Here's what you need to know: every lender has a different appetite for risk, different overhead costs, and different profit margins. This creates legitimate variance in what they'll offer you. A bank that just closed a bunch of mortgages might offer aggressive pricing to keep their team busy. An online lender might have lower overhead and pass those savings to you. A mortgage broker might have access to portfolio lenders that don't advertise publicly.
The mortgage industry makes $40+ billion in profit annually. A decent chunk of that comes from customers who didn't bother to shop. It's not complicated or underhanded—it's just how negotiation works when one party doesn't negotiate.

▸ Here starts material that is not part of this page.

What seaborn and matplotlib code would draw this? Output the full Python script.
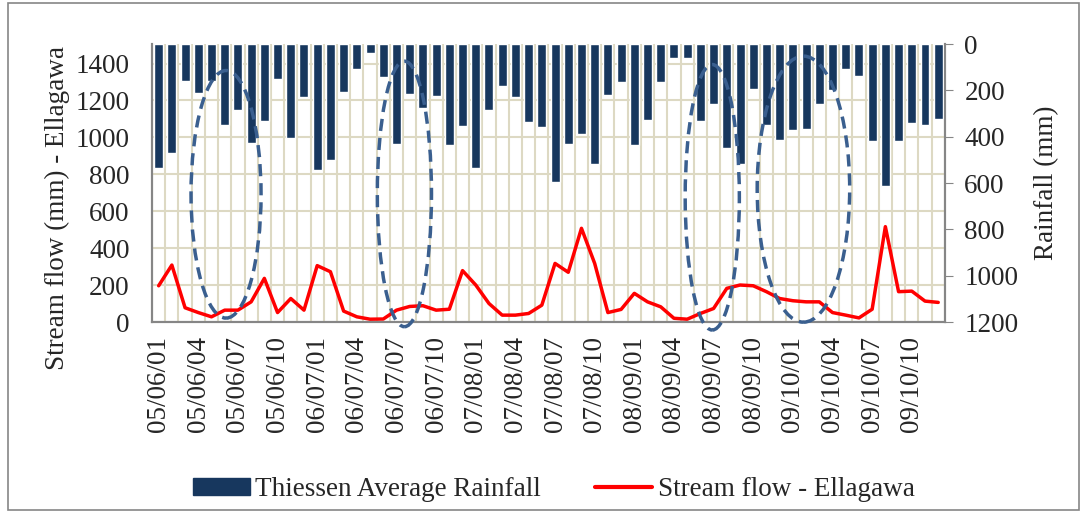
import numpy as np
import pandas as pd
import matplotlib
matplotlib.use("Agg")
import matplotlib.pyplot as plt
import seaborn as sns
from matplotlib.patches import Ellipse, Rectangle
from matplotlib.lines import Line2D
from matplotlib.patches import Patch

# water years and months -> category labels (yy/yy/mm)
water_years = [5, 6, 7, 8, 9]
months = list(range(1, 13))
periods = [f"{y:02d}/{y + 1:02d}/{m:02d}" for y in water_years for m in months]

rainfall = [534, 472, 160, 209, 160, 350, 285, 426, 331, 151, 404, 229,
            544, 499, 207, 109, 40, 140, 432, 217, 275, 223, 436, 353,
            534, 285, 181, 227, 335, 357, 594, 429, 386, 519, 220, 163,
            436, 328, 163, 62, 59, 331, 260, 448, 519, 194, 350, 412,
            370, 367, 259, 196, 109, 138, 416, 613, 416, 342, 350, 325]

# stream flow at Ellagawa (mm), left axis
streamflow = [197, 309, 78, 52, 29, 65, 65, 110, 237, 52, 128, 65,
              306, 273, 60, 29, 16, 17, 65, 85, 89, 65, 70, 279,
              201, 101, 38, 38, 47, 92, 318, 270, 508, 318, 52, 69,
              156, 110, 83, 21, 16, 47, 74, 183, 201, 197, 165, 128,
              116, 110, 110, 52, 38, 23, 70, 517, 165, 168, 114, 107]

# highlighted periods: (centre index, centre flow, width in months, height in flow)
highlights = [(5.1, 692, 5.3, 1340), (18.6, 694, 4.1, 1437),
              (41.9, 676, 4.1, 1437), (48.8, 720, 7.0, 1440)]

df = pd.DataFrame({"idx": np.arange(len(periods)), "period": periods,
                   "rain": rainfall, "flow": streamflow})

sns.set_style("white")
plt.rcParams["font.family"] = ["Liberation Serif", "DejaVu Serif"]
plt.rcParams["font.size"] = 19.5

grid_col = "#DDD9C3"
axis_col = "#868686"

fig = plt.figure(figsize=(10.86, 5.13), dpi=100)
ax = fig.add_axes([0.140, 0.372, 0.730, 0.542])
ax2 = ax.twinx()

sns.lineplot(data=df, x="idx", y="flow", ax=ax, color="#FF0000", linewidth=2.5)
sns.barplot(data=df, x="idx", y="rain", ax=ax2, color="#17375E", width=0.68,
            saturation=1)

# left axis: stream flow
ax.set_ylim(0, 1505)
ax.set_yticks(np.arange(0, 1401, 200))
ax.set_xlim(-0.5, len(periods) - 0.5)
ax.set_xticks(np.arange(0, len(periods), 3))
ax.set_xticklabels(periods[::3], rotation=90)
ax.set_xticks(np.arange(-0.5, len(periods), 1), minor=True)
ax.grid(axis="y", which="major", color=grid_col, linewidth=1.5)
ax.grid(axis="x", which="minor", color=grid_col, linewidth=1.5)
ax.grid(axis="x", which="major", visible=False)
ax.tick_params(axis="x", which="both", length=0, pad=10)
ax.tick_params(axis="y", length=0, pad=16)
ax.set_xlabel("")
ax.set_ylabel("Stream flow (mm) - Ellagawa")
ax.yaxis.set_label_coords(-0.103, 0.41)

# right axis: rainfall, reversed
ax2.set_ylim(1200, 0)
ax2.set_yticks(np.arange(0, 1201, 200))
ax2.tick_params(axis="y", direction="out", length=6, color=axis_col, pad=8)
ax2.set_ylabel("Rainfall (mm)")
ax2.yaxis.set_label_coords(1.113, 0.5)
ax2.set_xlabel("")
ax2.grid(False)

for a in (ax, ax2):
    a.spines["top"].set_visible(False)
    for s in ("left", "right", "bottom"):
        a.spines[s].set_color(axis_col)
        a.spines[s].set_linewidth(1.5)

for cx, cy, w, h in highlights:
    ax2.add_patch(Ellipse((cx, cy), w, h, transform=ax.transData, fill=False,
                          edgecolor="#3A5F8F", linewidth=2.5, linestyle=(0, (3.5, 2)),
                          clip_on=False, zorder=5))

# chart border
fig.patches.append(Rectangle((0.007, 0.006), 0.987, 0.988, transform=fig.transFigure,
                             fill=False, edgecolor=axis_col, linewidth=1.2))

handles = [Patch(facecolor="#17375E", edgecolor="#17375E"),
           Line2D([0], [0], color="#FF0000", linewidth=3)]
fig.legend(handles, ["Thiessen Average Rainfall", "Stream flow - Ellagawa"],
           loc="center", bbox_to_anchor=(0.51, 0.045), ncol=2, frameon=False,
           handlelength=2.1, handleheight=0.6, handletextpad=0.2,
           columnspacing=2.0, fontsize=19.5)

fig.savefig("out.png", dpi=100)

The Action Plan That Actually Works
Start with at least five rate quotes. Not five applications—just get a Loan Estimate from each lender. This is free and takes maybe 15 minutes per lender. Use a mix: a big national bank, a regional bank, an online lender, a mortgage broker, and maybe a credit union if you're a member.
Get all your quotes within a 24-hour window. This is crucial. Mortgage rates move constantly, and you need apples-to-apples comparisons. When you're comparing, ignore the marketing language and focus on three things: the interest rate, the origination fee, and the total closing costs.
This is where most people get confused. A lender might quote you a lower rate but bury it in higher fees. You need to calculate the actual cost. If Lender A charges 6.25% with $2,500 in closing costs and Lender B charges 6.5% with $500 in closing costs, which is better?
Here's the rule of thumb: every 0.25% of interest rate difference is roughly worth about $10,500 in interest over the life of a $350,000 mortgage. So if you can save 0.25% by paying an extra $3,000 in closing costs, do it. You'll break even in about two and a half years and come out way ahead if you stay in the home longer.
The Negotiation Leverage Most People Leave on the Table
Once you have your five quotes, you have ammunition. Take your best offer to your preferred lender and say something like: "I have a competitive quote at 6.25% with $2,000 in closing costs. Can you match or beat that?"
You'd be shocked at what moves. A lender would rather have your business at a slightly lower margin than lose you entirely. Many will drop their rate by 0.125% or 0.25% or waive some fees. Some won't budge. But you'll never know unless you ask.
This negotiation alone could be worth $20,000 to $40,000 to you over the life of the loan. That's real money. That's not theoretical or abstract.
If you're refinancing, the stakes are just as high. Every 0.5% you can shave off your rate saves you thousands per year, and the calculation is straightforward: divide your closing costs by your monthly savings. If it takes less than three years to break even, it's usually worth doing (especially if you plan to stay put or aren't obsessed with early payoff).
The Broader Picture
This matters even more right now because small rate differences compound brutally in a higher-rate environment. When rates were at 3%, the difference between 3.0% and 3.5% felt marginal. When rates are at 6.5%, that same 0.5% gap represents a bigger chunk of your payment. That's actually when shopping becomes more important, not less.
The mortgage is likely your largest financial obligation. It deserves your actual attention, not your casual attention. One afternoon of phone calls and spreadsheet work could save you more money than your entire annual salary. That math is hard to ignore.
And if you're someone who gets easily overwhelmed by finances, remember this: you don't have to be a math genius. You just have to call five places, write down their numbers, and pick the lowest one. If their closing costs are reasonable (typically $2,000-$4,000 depending on loan size and local fees), pull the trigger. The perfection trap of waiting for the absolute best deal often leads to pulling the trigger on nothing.
Speaking of financial traps, many people underestimate how small daily financial decisions add up. If you're negotiating a massive commitment like a mortgage, you should also be aware of sneakier wealth-drains. Check out how subscription services quietly destroy wealth—because protecting the $83,000 you save on your mortgage means nothing if you're hemorrhaging money elsewhere.
The 0.5% difference isn't about being cheap or obsessive. It's about recognizing that most major financial wins come from doing one thing slightly better than you normally would. Shop harder. Negotiate a bit. Do the math. That's not revolutionary advice, but it might be worth six figures to you.